Hill was killed in a shooting in October 2019. A defendant has been charged in connection with that shooting, prosecutors said. 

Chief Rick Smith of the Kansas City Police Department told The New York Times in a statement the officers have been placed on “administrative assignment until the outcome of the proceedings.” Smith also said investigators in the police department found no probable cause to conclude that the law had been broken. 


Lawyers representing the officers told the Times in a statement they had fully cooperated with the department during the internal investigation and insisted they were innocent.

“They maintain that the force they used was reasonable under the totality of the circumstances,” the lawyers said. “They vehemently dispute the basis of these charges and believe they will be ultimately exonerated in court.”
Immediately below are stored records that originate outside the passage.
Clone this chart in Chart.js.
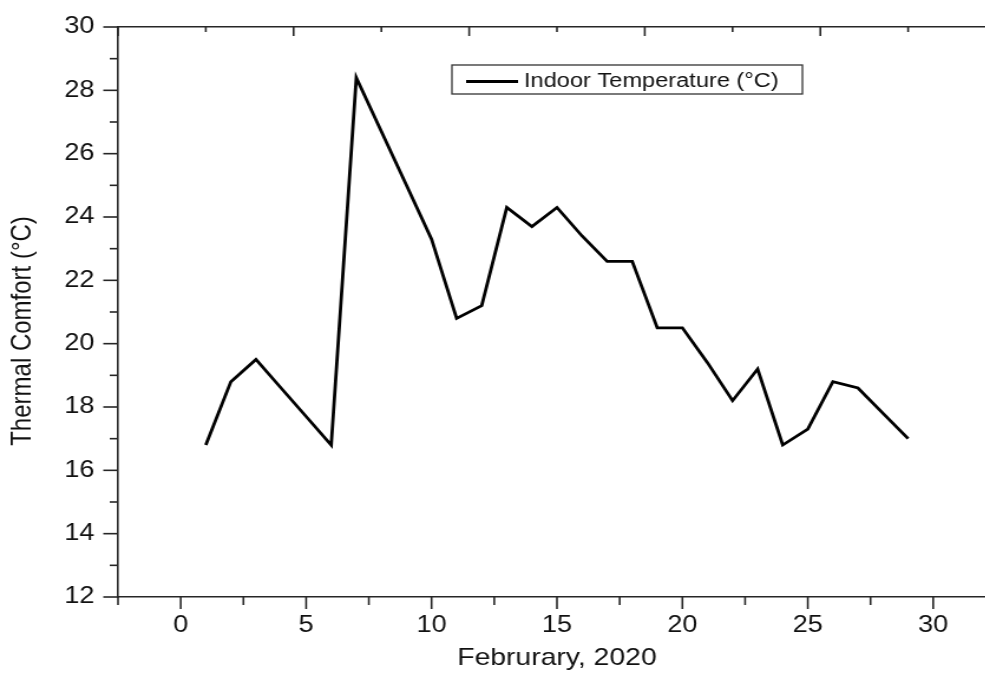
<!DOCTYPE html>
<html>
<head>
<meta charset="utf-8">
<script src="https://cdn.jsdelivr.net/npm/chart.js@4/dist/chart.umd.min.js"></script>
<style>
  html, body { margin: 0; padding: 0; background: #ffffff; overflow: hidden; width: 985px; height: 673px; }
  #clip { position: relative; width: 985px; height: 673px; overflow: hidden; }
  #wrap { position: absolute; left: 0; top: 0; width: 844px; height: 673px; transform: scaleX(1.18); transform-origin: 0 0; }
  canvas { display: block; }
</style>
</head>
<body>
<div id="clip"><div id="wrap"><canvas id="c" width="844" height="673" style="width:844px;height:673px"></canvas></div></div>
<script>
// ---- data ----
const days = [1, 2, 3, 4, 5, 6, 7, 8, 9, 10, 11, 12, 13, 14, 15, 16, 17, 18, 19, 20, 21, 22, 23, 24, 25, 26, 27, 28, 29];
const indoorTemp = [16.8, 18.8, 19.5, 18.6, 17.7, 16.8, 28.4, 26.7, 25.0, 23.3, 20.8, 21.2, 24.3, 23.7, 24.3, 23.4, 22.6, 22.6, 20.5, 20.5, 19.4, 18.2, 19.2, 16.8, 17.3, 18.8, 18.6, 17.8, 17.0];
const seriesLabel = 'Indoor Temperature (\u00B0C)';
const xTickValues = [0, 5, 10, 15, 20, 25, 30];
const yTickValues = [12, 14, 16, 18, 20, 22, 24, 26, 28, 30];
const xTitle = 'Februrary, 2020';
const yTitle = 'Thermal Comfort (\u00B0C)';

const FONT = "'Liberation Sans', Arial, Helvetica, sans-serif";
const AXIS = '#262626';
const TEXT = '#111111';

const tickMarks = {
  id: 'tickMarks',
  afterDraw(chart) {
    const { ctx, chartArea: ca, scales } = chart;
    ctx.save();
    ctx.strokeStyle = AXIS;
    ctx.lineWidth = 1.6;
    const seg = (x1, y1, x2, y2) => { ctx.beginPath(); ctx.moveTo(x1, y1); ctx.lineTo(x2, y2); ctx.stroke(); };
    const y = scales.y;
    for (let v = y.min; v <= y.max + 1e-9; v += 1) {
      const py = y.getPixelForValue(v);
      const len = (Math.round(v) % 2 === 0) ? 12.5 : 7;
      seg(ca.left - len, py, ca.left, py);
    }
    const x = scales.x;
    for (let v = x.min; v <= x.max + 1e-9; v += 2.5) {
      const px = x.getPixelForValue(v);
      const major = Math.abs(v / 5 - Math.round(v / 5)) < 1e-9;
      seg(px, ca.bottom, px, ca.bottom + (major ? 12 : 8));
    }
    const t = scales.x2;
    for (let v = t.min; v <= t.max + 1e-9; v += 1) {
      const px = t.getPixelForValue(v);
      const major = Math.round(v) % 2 === 0;
      seg(px, ca.top, px, ca.top + (major ? 9 : 5));
    }
    ctx.restore();
  }
};

const extras = {
  id: 'extras',
  afterDraw(chart) {
    const { ctx } = chart;
    ctx.save();
    // y-axis title
    ctx.fillStyle = TEXT;
    ctx.font = '24px ' + FONT;
    ctx.textAlign = 'center';
    ctx.textBaseline = 'middle';
    ctx.translate(19, 331);
    ctx.rotate(-Math.PI / 2);
    ctx.fillText(yTitle, 0, 0);
    ctx.restore();

    // legend box
    const ds = chart.data.datasets[0];
    ctx.save();
    const bx = 383, by = 65, bw = 297, bh = 29;
    ctx.fillStyle = '#ffffff';
    ctx.fillRect(bx, by, bw, bh);
    ctx.strokeStyle = '#333333';
    ctx.lineWidth = 1.3;
    ctx.strokeRect(bx, by, bw, bh);
    ctx.strokeStyle = ds.borderColor;
    ctx.lineWidth = ds.borderWidth;
    ctx.beginPath();
    ctx.moveTo(bx + 12, by + 16.5);
    ctx.lineTo(bx + 56, by + 16.5);
    ctx.stroke();
    ctx.fillStyle = TEXT;
    ctx.font = '20px ' + FONT;
    ctx.textAlign = 'left';
    ctx.textBaseline = 'middle';
    ctx.fillText(ds.label, bx + 61, by + 16.5);
    ctx.restore();
  }
};

new Chart(document.getElementById('c'), {
  type: 'line',
  data: {
    datasets: [{
      label: seriesLabel,
      data: days.map((d, i) => ({ x: d, y: indoorTemp[i] })),
      borderColor: '#000000',
      backgroundColor: '#000000',
      borderWidth: 2.8,
      pointRadius: 0,
      tension: 0,
      borderJoinStyle: 'miter',
      fill: false,
      xAxisID: 'x',
      yAxisID: 'y'
    }]
  },
  options: {
    responsive: false,
    devicePixelRatio: 1,
    animation: false,
    layout: { padding: 0 },
    plugins: { legend: { display: false }, tooltip: { enabled: false } },
    scales: {
      x: {
        type: 'linear',
        position: 'bottom',
        min: -2.5,
        max: 32.5,
        afterBuildTicks: s => { s.ticks = xTickValues.map(v => ({ value: v })); },
        afterFit: s => { s.height = 76; },
        grid: { display: false, drawTicks: true, tickLength: 12 },
        border: { display: true, color: AXIS, width: 1.6 },
        ticks: { font: { family: FONT, size: 23 }, color: TEXT, padding: 3, maxRotation: 0, autoSkip: false },
        title: { display: true, text: xTitle, font: { family: FONT, size: 24 }, color: TEXT, padding: { top: 0, bottom: 0 } }
      },
      x2: {
        type: 'linear',
        position: 'top',
        min: 0,
        max: 10,
        afterFit: s => { s.height = 27; },
        grid: { display: false, drawTicks: false },
        border: { display: true, color: AXIS, width: 1.6 },
        ticks: { display: false }
      },
      y: {
        type: 'linear',
        position: 'left',
        min: 12,
        max: 30,
        afterBuildTicks: s => { s.ticks = yTickValues.map(v => ({ value: v })); },
        afterFit: s => { s.width = 100; },
        grid: { display: false, drawTicks: true, tickLength: 12 },
        border: { display: true, color: AXIS, width: 1.6 },
        ticks: { font: { family: FONT, size: 23 }, color: TEXT, padding: 8 }
      }
    }
  },
  plugins: [tickMarks, extras]
});
</script>
</body>
</html>
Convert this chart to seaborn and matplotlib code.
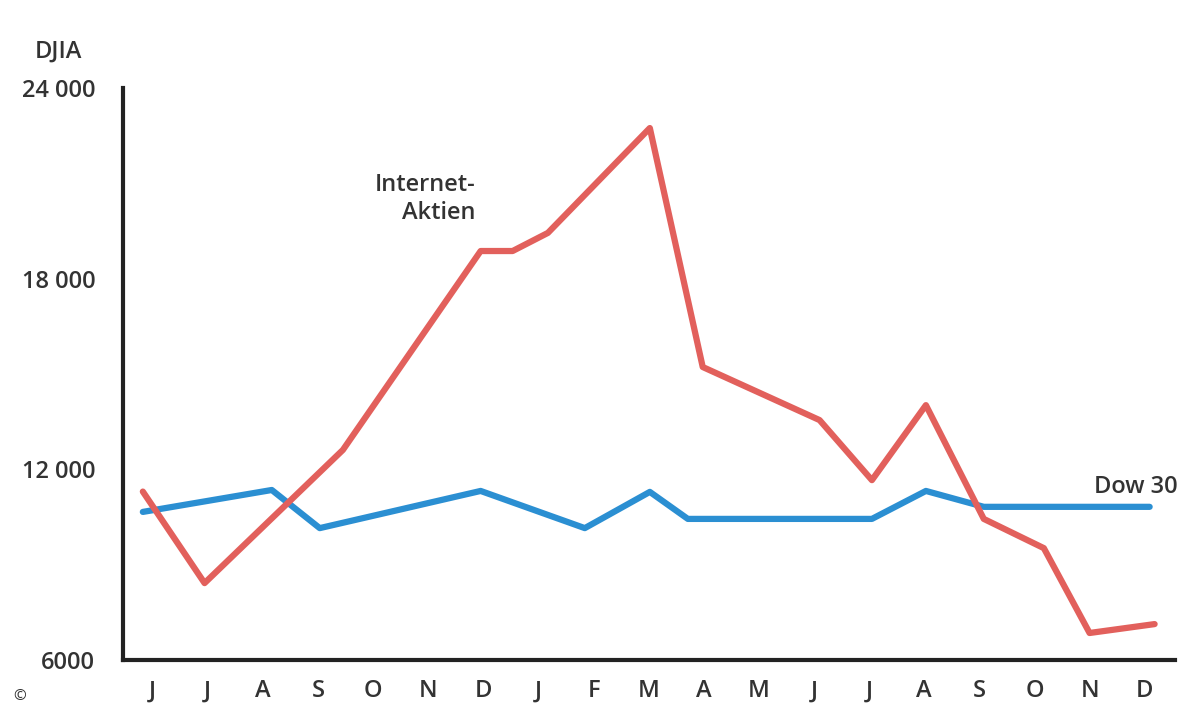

Brad Lemon, the president of the Fraternal Order of Police Lodge No. 99, told the Times in a statement the department’s internal investigation found Hill “purposefully struck her head against the concrete.” Lemon called the misdemeanor charges against the officers “unjustified.” 

David Smith, an attorney for Hill’s family, said the video recording proves that the officers used excessive force. 

“The police investigate their own incidents with no outside agency involved,” Smith told the Times on Sunday. “The community is in uproar over this. All you have to do is watch the video. A picture speaks a thousand words, but a video speaks two thousand.”